Records with drawing code:
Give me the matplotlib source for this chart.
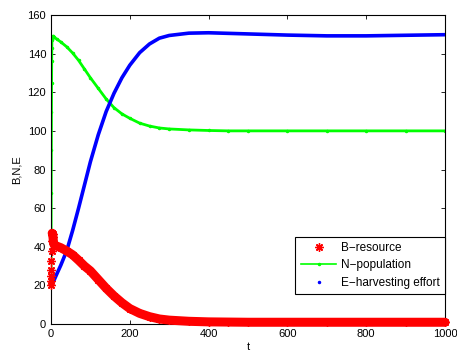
import numpy as np
import matplotlib.pyplot as plt
from matplotlib.lines import Line2D

plt.rcParams.update({
    'font.family': ['Liberation Sans', 'DejaVu Sans'],
    'font.size': 8,
    'xtick.direction': 'in',
    'ytick.direction': 'in',
    'xtick.top': True,
    'ytick.right': True,
    'axes.linewidth': 0.8,
})

# -------------------------------------------------
# data
# -------------------------------------------------
t = [0, 0.3, 0.6, 0.9, 1.2, 1.5, 1.8, 2.1, 2.5, 3, 4, 5, 6, 7, 8,
     15, 25, 40, 55, 70, 85, 100, 120, 140, 160, 180, 200, 225, 250,
     275, 300, 350, 400, 450, 500, 600, 700, 800, 900, 1000]

B = [20, 22.5, 25, 28, 32.5, 38, 43, 46, 47, 47, 46.5, 45, 43, 41.5, 41,
     40.3, 39.5, 37.8, 35.8, 33, 30, 27.5, 23, 18.5, 14.5, 11, 8, 5.5, 3.8,
     2.6, 2, 1.4, 1.1, 1, 0.9, 0.9, 0.9, 0.9, 0.9, 0.9]

N = [20, 45, 68, 90, 110, 125, 136, 143, 147, 148.5, 149, 149, 148.8, 148.6, 148.4,
     147.5, 146, 143.5, 140.3, 136.5, 132, 127.5, 122, 116.5, 112, 108.8, 106.5, 104, 102.5,
     101.5, 101, 100.5, 100.2, 100, 100, 100, 100, 100, 100, 100]

E = [20, 20.1, 20.2, 20.3, 20.4, 20.5, 20.6, 20.7, 20.9, 21, 21.4, 21.8, 22.1, 22.4, 22.8,
     26, 30.5, 38, 48.5, 60, 72, 84, 98, 110, 119.5, 127.5, 134, 140.5, 145,
     148, 149.4, 150.6, 150.8, 150.5, 150.2, 149.6, 149.2, 149.2, 149.5, 149.8]

asterisk = (8, 2, 0)
n_fast = 9  # first samples: the fast transient, drawn as loose stars only

fig = plt.figure(figsize=(4.57, 3.51), dpi=100)
ax = fig.add_axes([51 / 457, 1 - 324 / 351, 394 / 457, 309 / 351])

ax.plot(t[n_fast:], B[n_fast:], color='red', lw=6.5, solid_capstyle='round',
        clip_on=False, zorder=3)
ax.plot(t, B, color='red', lw=0, marker=asterisk, ms=6, mew=1.0, clip_on=False, zorder=3)
ax.plot(t, N, color=(0, 1, 0), lw=2.0, marker='.', ms=3, zorder=2)
ax.plot(t, E, color='blue', lw=2.6, zorder=2)

ax.set_xlim(0, 1000)
ax.set_ylim(0, 160)
ax.set_xticks(np.arange(0, 1001, 200))
ax.set_yticks(np.arange(0, 161, 20))
ax.tick_params(length=3, width=0.6)
ax.set_xlabel('t', labelpad=2)
ax.set_ylabel('B,N,E', labelpad=4)

handles = [
    Line2D([], [], color='red', lw=0, marker=asterisk, ms=6),
    Line2D([], [], color=(0, 1, 0), lw=1.2, marker='.', ms=3),
    Line2D([], [], color='blue', lw=0, marker='.', ms=3),
]
labels = ['B\u2212resource', 'N\u2212population', 'E\u2212harvesting effort']
leg = ax.legend(handles, labels, loc='lower right', bbox_to_anchor=(1.0, 0.097),
                fontsize=8.5, fancybox=False, framealpha=1, edgecolor='black',
                handlelength=3.0, handletextpad=0.4, borderpad=0.45,
                labelspacing=0.45, borderaxespad=0)
leg.get_frame().set_linewidth(0.8)

plt.savefig('out.png', dpi=100)
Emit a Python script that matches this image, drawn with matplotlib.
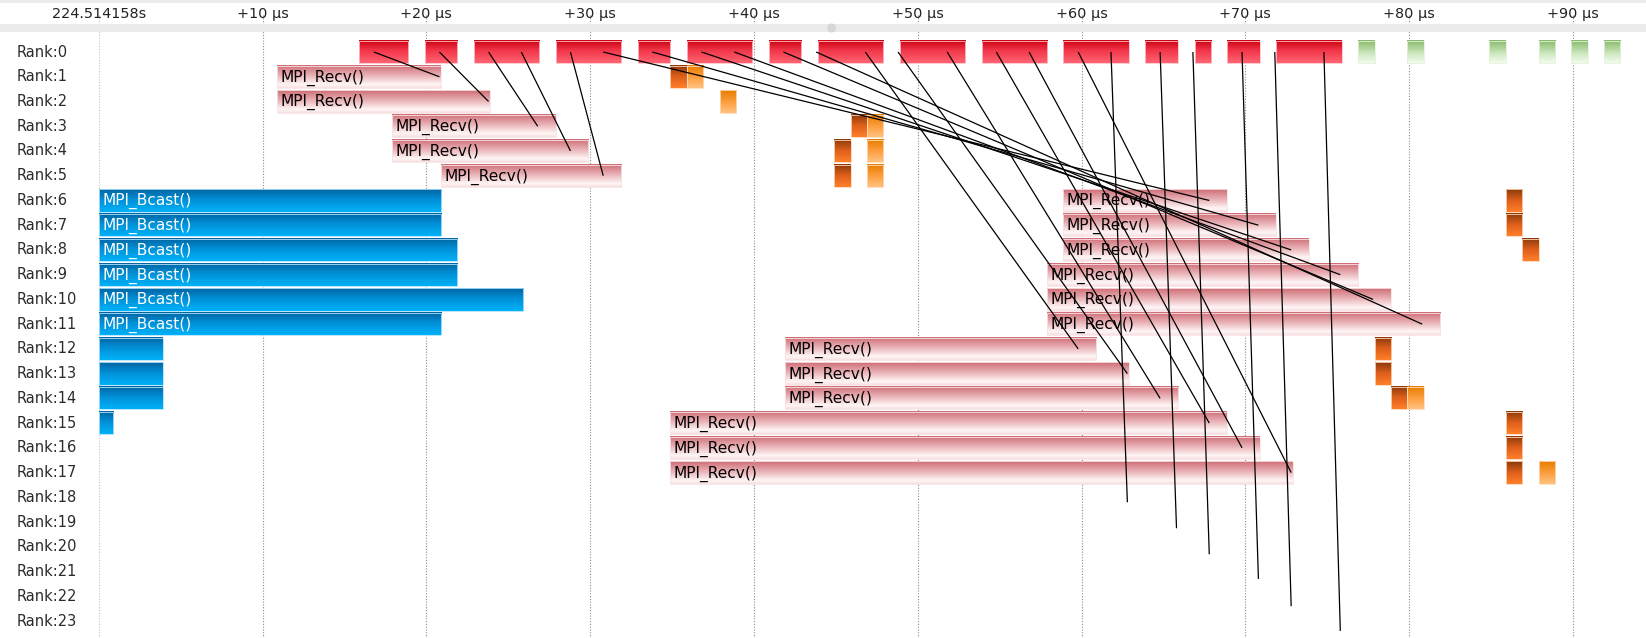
import numpy as np
import matplotlib
matplotlib.use("Agg")
import matplotlib.pyplot as plt
from matplotlib.colors import LinearSegmentedColormap
from matplotlib.patches import Rectangle, Circle

# ---- data (times in microseconds after 224.514158s) ----
n_ranks = 24
rank_labels = ["Rank:%d" % r for r in range(n_ranks)]

# rank 0 compute / send bars (red)
send_start = [15.9, 19.9, 22.9, 27.9, 32.9, 35.9, 40.9, 43.9, 48.9, 53.9, 58.9, 63.9, 66.9, 68.9, 71.9]
send_end = [18.9, 21.9, 26.9, 31.9, 34.9, 39.9, 42.9, 47.9, 52.9, 57.9, 62.9, 65.9, 67.9, 70.9, 75.9]

# rank 0 small green events
green_start = [76.9, 79.9, 84.9, 87.9, 89.9, 91.9]
green_len = 1.0

# MPI_Recv bars
recv_rank = [1, 2, 3, 4, 5, 6, 7, 8, 9, 10, 11, 12, 13, 14, 15, 16, 17]
recv_start = [10.9, 10.9, 17.9, 17.9, 20.9, 58.9, 58.9, 58.9, 57.9, 57.9, 57.9, 41.9, 41.9, 41.9, 34.9, 34.9, 34.9]
recv_end = [20.9, 23.9, 27.9, 29.9, 31.9, 68.9, 71.9, 73.9, 76.9, 78.9, 81.9, 60.9, 62.9, 65.9, 68.9, 70.9, 72.9]

# MPI_Bcast bars
bcast_rank = [6, 7, 8, 9, 10, 11, 12, 13, 14, 15]
bcast_start = [0, 0, 0, 0, 0, 0, 0, 0, 0, 0]
bcast_end = [20.9, 20.9, 21.9, 21.9, 25.9, 20.9, 3.9, 3.9, 3.9, 0.9]

# small orange events (1 us each)
dark_rank = [1, 3, 4, 5, 6, 7, 8, 12, 13, 14, 15, 16, 17]
dark_start = [34.9, 45.9, 44.9, 44.9, 85.9, 85.9, 86.9, 77.9, 77.9, 78.9, 85.9, 85.9, 85.9]
light_rank = [1, 2, 3, 4, 5, 14, 17]
light_start = [35.9, 37.9, 46.9, 46.9, 46.9, 79.9, 87.9]
small_len = 1.0

# messages from rank 0
msg_send = [16.8, 20.8, 23.8, 25.8, 28.8, 30.8, 33.8, 36.8, 38.8, 41.8, 43.8, 46.8,
            48.8, 51.8, 54.8, 56.8, 59.8, 61.8, 64.8, 66.8, 69.8, 71.8, 74.8]
msg_recv = [20.8, 23.8, 26.8, 28.8, 30.8, 67.8, 70.8, 72.8, 75.8, 77.8, 80.8, 59.8,
            62.8, 64.8, 67.8, 69.8, 72.8, 62.8, 65.8, 67.8, 70.8, 72.8, 75.8]
msg_dst = [1, 2, 3, 4, 5, 6, 7, 8, 9, 10, 11, 12, 13, 14, 15, 16, 17,
           18.2, 19.25, 20.3, 21.3, 22.4, 23.4]

tick_pos = [0, 10, 20, 30, 40, 50, 60, 70, 80, 90]
tick_text = ["224.514158s"] + ["+%d µs" % t for t in tick_pos[1:]]

# ---- layout (pixels) ----
W, H = 1646, 638
X0_PX, US_PX = 98.7, 16.38      # x pixel of t=0, pixels per us
Y0_PX, ROW_PX = 52.0, 24.74     # y pixel of rank 0 centre, pixels per row
BAR_H = 0.9


def py(p):
    return (p - Y0_PX) / ROW_PX


fig = plt.figure(figsize=(W / 100, H / 100), dpi=100)
ax = fig.add_axes([0, 0, 1, 1])
ax.set_axis_off()

cmaps = {
    "red": LinearSegmentedColormap.from_list("red", [(0, "#c9000e"), (0.45, "#f2364a"), (1, "#ff6472")]),
    "recv": LinearSegmentedColormap.from_list("recv", [(0, "#cf6d75"), (0.45, "#e9b2b7"), (0.85, "#fff6f6"), (1, "#f7dfe1")]),
    "bcast": LinearSegmentedColormap.from_list("bcast", [(0, "#0066a2"), (0.5, "#0092da"), (1, "#00b1f7")]),
    "dark": LinearSegmentedColormap.from_list("dark", [(0, "#8b3a0c"), (0.5, "#de601a"), (1, "#ff7f2a")]),
    "light": LinearSegmentedColormap.from_list("light", [(0, "#e57d00"), (0.5, "#fd9d3c"), (1, "#ffc27f")]),
    "green": LinearSegmentedColormap.from_list("green", [(0, "#86b86a"), (0.6, "#cfe9c0"), (1, "#f3fbee")]),
}
edges = {"red": "#ffc0c8", "recv": "#f8e4e6", "bcast": "#b0e2fd",
         "dark": "#ffd6b5", "light": "#ffdcb8", "green": "#e3f2da"}
grad = np.linspace(0, 1, 64).reshape(-1, 1)


def bar(rank, t0, t1, kind, label=None, label_color="black"):
    ax.imshow(grad, cmap=cmaps[kind], extent=(t0, t1, rank + BAR_H / 2, rank - BAR_H / 2),
              origin="upper", aspect="auto", interpolation="bilinear", zorder=2)
    ax.add_patch(Rectangle((t0, rank - BAR_H / 2), t1 - t0, BAR_H, fill=False,
                           edgecolor=edges[kind], lw=0.6, zorder=2.1))
    if label:
        ax.annotate(label, (t0, rank), xytext=(2.5, -0.6), textcoords="offset points",
                    va="center", ha="left", fontsize=11.1, color=label_color,
                    family="DejaVu Sans", zorder=3)


# header decorations
ax.axhspan(py(0), py(2.7), color="#ebebeb", lw=0, zorder=1)
ax.axhspan(py(24), py(31.7), color="#ebebeb", lw=0, zorder=1.5)
for t, s in zip(tick_pos, tick_text):
    ax.text(t, py(14.3), s, ha="center", va="center", fontsize=10.4, color="#222222", zorder=3)

# grid lines
for t in tick_pos:
    ax.vlines(t, py(15), py(H), colors="#c4c4c4" if t == 0 else "#8c8c8c",
              linestyles=(0, (1, 1.5)), lw=0.8, zorder=1)

# rank labels
for r, s in enumerate(rank_labels):
    ax.text(16.7 / W, r, s, transform=ax.get_yaxis_transform(), ha="left", va="center",
            fontsize=10.5, color="#2b2b2b", zorder=3)

for t0, t1 in zip(send_start, send_end):
    bar(0, t0, t1, "red")
for t0 in green_start:
    bar(0, t0, t0 + green_len, "green")
for r, t0, t1 in zip(recv_rank, recv_start, recv_end):
    bar(r, t0, t1, "recv", "MPI_Recv()")
for r, t0, t1 in zip(bcast_rank, bcast_start, bcast_end):
    bar(r, t0, t1, "bcast", "MPI_Bcast()" if t1 - t0 > 6 else None, "white")
for r, t0 in zip(dark_rank, dark_start):
    bar(r, t0, t0 + small_len, "dark")
for r, t0 in zip(light_rank, light_start):
    bar(r, t0, t0 + small_len, "light")

# message lines
for t0, t1, d in zip(msg_send, msg_recv, msg_dst):
    ax.plot([t0, t1], [0, d], color="black", lw=0.9, zorder=4, solid_capstyle="butt")

# scroll handle (drawn in pixel space)
fig.patches.append(Circle((831.7, H - 28), 3.8, transform=None, color="#d6d6d6", zorder=5))

ax.set_xlim(-X0_PX / US_PX, (W - X0_PX) / US_PX)
ax.set_ylim(py(H), py(0))

fig.savefig("out.png", dpi=100)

_TASK OBJECTIVE_. Transcribe, leaving out pictures, each line from the one containing "Emit a Python" through the one containing "18.2, 19.25, 20.3, 21.3, 22.4, 23.4]".

_FINISHED ANSWER_.
Emit a Python script that matches this image, drawn with matplotlib.
import numpy as np
import matplotlib
matplotlib.use("Agg")
import matplotlib.pyplot as plt
from matplotlib.colors import LinearSegmentedColormap
from matplotlib.patches import Rectangle, Circle

# ---- data (times in microseconds after 224.514158s) ----
n_ranks = 24
rank_labels = ["Rank:%d" % r for r in range(n_ranks)]

# rank 0 compute / send bars (red)
send_start = [15.9, 19.9, 22.9, 27.9, 32.9, 35.9, 40.9, 43.9, 48.9, 53.9, 58.9, 63.9, 66.9, 68.9, 71.9]
send_end = [18.9, 21.9, 26.9, 31.9, 34.9, 39.9, 42.9, 47.9, 52.9, 57.9, 62.9, 65.9, 67.9, 70.9, 75.9]

# rank 0 small green events
green_start = [76.9, 79.9, 84.9, 87.9, 89.9, 91.9]
green_len = 1.0

# MPI_Recv bars
recv_rank = [1, 2, 3, 4, 5, 6, 7, 8, 9, 10, 11, 12, 13, 14, 15, 16, 17]
recv_start = [10.9, 10.9, 17.9, 17.9, 20.9, 58.9, 58.9, 58.9, 57.9, 57.9, 57.9, 41.9, 41.9, 41.9, 34.9, 34.9, 34.9]
recv_end = [20.9, 23.9, 27.9, 29.9, 31.9, 68.9, 71.9, 73.9, 76.9, 78.9, 81.9, 60.9, 62.9, 65.9, 68.9, 70.9, 72.9]

# MPI_Bcast bars
bcast_rank = [6, 7, 8, 9, 10, 11, 12, 13, 14, 15]
bcast_start = [0, 0, 0, 0, 0, 0, 0, 0, 0, 0]
bcast_end = [20.9, 20.9, 21.9, 21.9, 25.9, 20.9, 3.9, 3.9, 3.9, 0.9]

# small orange events (1 us each)
dark_rank = [1, 3, 4, 5, 6, 7, 8, 12, 13, 14, 15, 16, 17]
dark_start = [34.9, 45.9, 44.9, 44.9, 85.9, 85.9, 86.9, 77.9, 77.9, 78.9, 85.9, 85.9, 85.9]
light_rank = [1, 2, 3, 4, 5, 14, 17]
light_start = [35.9, 37.9, 46.9, 46.9, 46.9, 79.9, 87.9]
small_len = 1.0

# messages from rank 0
msg_send = [16.8, 20.8, 23.8, 25.8, 28.8, 30.8, 33.8, 36.8, 38.8, 41.8, 43.8, 46.8,
            48.8, 51.8, 54.8, 56.8, 59.8, 61.8, 64.8, 66.8, 69.8, 71.8, 74.8]
msg_recv = [20.8, 23.8, 26.8, 28.8, 30.8, 67.8, 70.8, 72.8, 75.8, 77.8, 80.8, 59.8,
            62.8, 64.8, 67.8, 69.8, 72.8, 62.8, 65.8, 67.8, 70.8, 72.8, 75.8]
msg_dst = [1, 2, 3, 4, 5, 6, 7, 8, 9, 10, 11, 12, 13, 14, 15, 16, 17,
           18.2, 19.25, 20.3, 21.3, 22.4, 23.4]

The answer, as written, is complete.